# Dataset section:
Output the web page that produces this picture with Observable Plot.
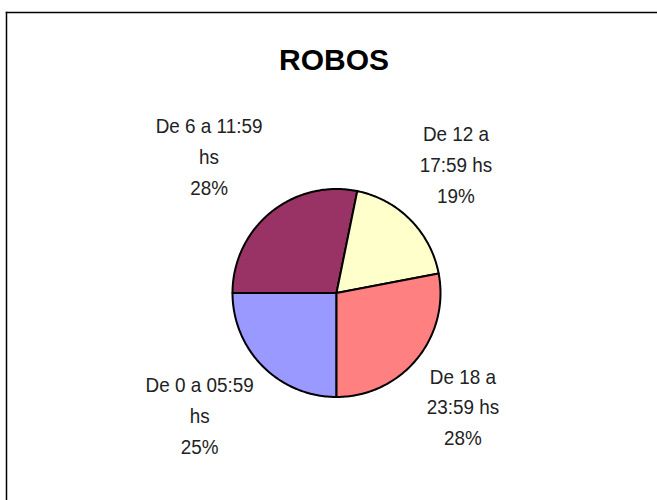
<!DOCTYPE html>
<html>
<head>
<meta charset="utf-8">
<script src="https://cdn.jsdelivr.net/npm/d3@7"></script>
<script src="https://cdn.jsdelivr.net/npm/@observablehq/plot@0.6"></script>
<style>
  html, body { margin: 0; padding: 0; background: #fff; }
  #chart svg { display: block; }
</style>
</head>
<body>
<div id="chart"></div>
<script>
// ---- data ----
const title = "ROBOS";
const categories = ["De 0 a 05:59 hs", "De 6 a 11:59 hs", "De 12 a 17:59 hs", "De 18 a 23:59 hs"];
const labelTexts = ["De 0 a 05:59\nhs", "De 6 a 11:59\nhs", "De 12 a\n17:59 hs", "De 18 a\n23:59 hs"];
const values = [25.0, 28.2, 18.8, 28.0];
const colors = ["#9999FF", "#993366", "#FFFFCC", "#FF8080"];

// ---- layout ----
const W = 657, H = 500;
const cx = 336, cy = 292.5, r = 104;
const labelFont = "'Liberation Sans', Arial, sans-serif";
const labelSize = 21;
const squeeze = 0.9;   // condensed look of the original label font
const lineH = 31;

const total = d3.sum(values);
const rows = categories.map((c, i) => ({
  name: c,
  value: values[i],
  text: labelTexts[i] + "\n" + Math.round(values[i] / total * 100) + "%"
}));

const arcs = d3.pie().sort(null).value(d => d.value)
  .startAngle(Math.PI).endAngle(3 * Math.PI)(rows);

const pt = (a, rad) => [cx + rad * Math.sin(a), cy - rad * Math.cos(a)];

// polygon points for each slice
const slicePts = [];
arcs.forEach(a => {
  const n = Math.max(2, Math.ceil((a.endAngle - a.startAngle) / (Math.PI / 180)));
  slicePts.push({name: a.data.name, p: [cx, cy]});
  for (let k = 0; k <= n; k++) {
    const ang = a.startAngle + (a.endAngle - a.startAngle) * k / n;
    slicePts.push({name: a.data.name, p: pt(ang, r)});
  }
});

// label positions: box corner near the pie along the mid-angle
const ctx = document.createElement("canvas").getContext("2d");
ctx.font = `${labelSize}px ${labelFont}`;
const Rc = r + 13;
const labels = arcs.map(a => {
  const m = (a.startAngle + a.endAngle) / 2;
  const w = squeeze * d3.max(a.data.text.split("\n"), s => ctx.measureText(s).width);
  const [x0, y0] = pt(m, Rc);
  const top = Math.cos(m) > 0;
  return {
    text: a.data.text,
    x: x0 + Math.sign(Math.sin(m)) * w / 2,
    y: y0 + (top ? -48.5 : 37)
  };
});

const chart = Plot.plot({
  width: W, height: H,
  marginLeft: 6, marginTop: 12, marginRight: 0, marginBottom: 0,
  x: {domain: [6, W], axis: null},
  y: {domain: [12, H], range: [12, H], axis: null},
  color: {domain: categories, range: colors},
  style: {background: "#fff"},
  marks: [
    Plot.frame({anchor: "left", stroke: "#000", strokeWidth: 1.5}),
    Plot.frame({anchor: "top", stroke: "#000", strokeWidth: 1.5}),
    Plot.line(slicePts, {
      x: d => d.p[0], y: d => d.p[1], z: "name",
      fill: "name", stroke: "#000", strokeWidth: 2,
      curve: "linear-closed", strokeLinejoin: "round"
    }),
    Plot.text(labels, {
      x: "x", y: "y", text: "text",
      fill: "#222", fontSize: labelSize, fontFamily: labelFont,
      lineHeight: lineH / labelSize, textAnchor: "middle", lineAnchor: "middle"
    }),
    Plot.text([title], {
      frameAnchor: "top", lineAnchor: "top", dy: 36, dx: 2,
      fontSize: 30, fontWeight: "bold", fill: "#000",
      fontFamily: "'Liberation Sans', Arial, sans-serif"
    })
  ]
});
document.getElementById("chart").append(chart);
// condense the label glyphs horizontally around their anchor
d3.select(chart).selectAll(`g[font-size="${labelSize}"] > text`).each(function () {
  const t = this.getAttribute("transform") || "";
  this.setAttribute("transform", `${t} scale(${squeeze},1)`);
});
</script>
</body>
</html>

# Task brief:
Reproduce all of the material above word for word. Omit the pictures.

# Response to the task:
Output the web page that produces this picture with Observable Plot.
<!DOCTYPE html>
<html>
<head>
<meta charset="utf-8">
<script src="https://cdn.jsdelivr.net/npm/d3@7"></script>
<script src="https://cdn.jsdelivr.net/npm/@observablehq/plot@0.6"></script>
<style>
  html, body { margin: 0; padding: 0; background: #fff; }
  #chart svg { display: block; }
</style>
</head>
<body>
<div id="chart"></div>
<script>
// ---- data ----
const title = "ROBOS";
const categories = ["De 0 a 05:59 hs", "De 6 a 11:59 hs", "De 12 a 17:59 hs", "De 18 a 23:59 hs"];
const labelTexts = ["De 0 a 05:59\nhs", "De 6 a 11:59\nhs", "De 12 a\n17:59 hs", "De 18 a\n23:59 hs"];
const values = [25.0, 28.2, 18.8, 28.0];
const colors = ["#9999FF", "#993366", "#FFFFCC", "#FF8080"];

// ---- layout ----
const W = 657, H = 500;
const cx = 336, cy = 292.5, r = 104;
const labelFont = "'Liberation Sans', Arial, sans-serif";
const labelSize = 21;
const squeeze = 0.9;   // condensed look of the original label font
const lineH = 31;

const total = d3.sum(values);
const rows = categories.map((c, i) => ({
  name: c,
  value: values[i],
  text: labelTexts[i] + "\n" + Math.round(values[i] / total * 100) + "%"
}));

const arcs = d3.pie().sort(null).value(d => d.value)
  .startAngle(Math.PI).endAngle(3 * Math.PI)(rows);

const pt = (a, rad) => [cx + rad * Math.sin(a), cy - rad * Math.cos(a)];

// polygon points for each slice
const slicePts = [];
arcs.forEach(a => {
  const n = Math.max(2, Math.ceil((a.endAngle - a.startAngle) / (Math.PI / 180)));
  slicePts.push({name: a.data.name, p: [cx, cy]});
  for (let k = 0; k <= n; k++) {
    const ang = a.startAngle + (a.endAngle - a.startAngle) * k / n;
    slicePts.push({name: a.data.name, p: pt(ang, r)});
  }
});

// label positions: box corner near the pie along the mid-angle
const ctx = document.createElement("canvas").getContext("2d");
ctx.font = `${labelSize}px ${labelFont}`;
const Rc = r + 13;
const labels = arcs.map(a => {
  const m = (a.startAngle + a.endAngle) / 2;
  const w = squeeze * d3.max(a.data.text.split("\n"), s => ctx.measureText(s).width);
  const [x0, y0] = pt(m, Rc);
  const top = Math.cos(m) > 0;
  return {
    text: a.data.text,
    x: x0 + Math.sign(Math.sin(m)) * w / 2,
    y: y0 + (top ? -48.5 : 37)
  };
});

const chart = Plot.plot({
  width: W, height: H,
  marginLeft: 6, marginTop: 12, marginRight: 0, marginBottom: 0,
  x: {domain: [6, W], axis: null},
  y: {domain: [12, H], range: [12, H], axis: null},
  color: {domain: categories, range: colors},
  style: {background: "#fff"},
  marks: [
    Plot.frame({anchor: "left", stroke: "#000", strokeWidth: 1.5}),
    Plot.frame({anchor: "top", stroke: "#000", strokeWidth: 1.5}),
    Plot.line(slicePts, {
      x: d => d.p[0], y: d => d.p[1], z: "name",
      fill: "name", stroke: "#000", strokeWidth: 2,
      curve: "linear-closed", strokeLinejoin: "round"
    }),
    Plot.text(labels, {
      x: "x", y: "y", text: "text",
      fill: "#222", fontSize: labelSize, fontFamily: labelFont,
      lineHeight: lineH / labelSize, textAnchor: "middle", lineAnchor: "middle"
    }),
    Plot.text([title], {
      frameAnchor: "top", lineAnchor: "top", dy: 36, dx: 2,
      fontSize: 30, fontWeight: "bold", fill: "#000",
      fontFamily: "'Liberation Sans', Arial, sans-serif"
    })
  ]
});
document.getElementById("chart").append(chart);
// condense the label glyphs horizontally around their anchor
d3.select(chart).selectAll(`g[font-size="${labelSize}"] > text`).each(function () {
  const t = this.getAttribute("transform") || "";
  this.setAttribute("transform", `${t} scale(${squeeze},1)`);
});
</script>
</body>
</html>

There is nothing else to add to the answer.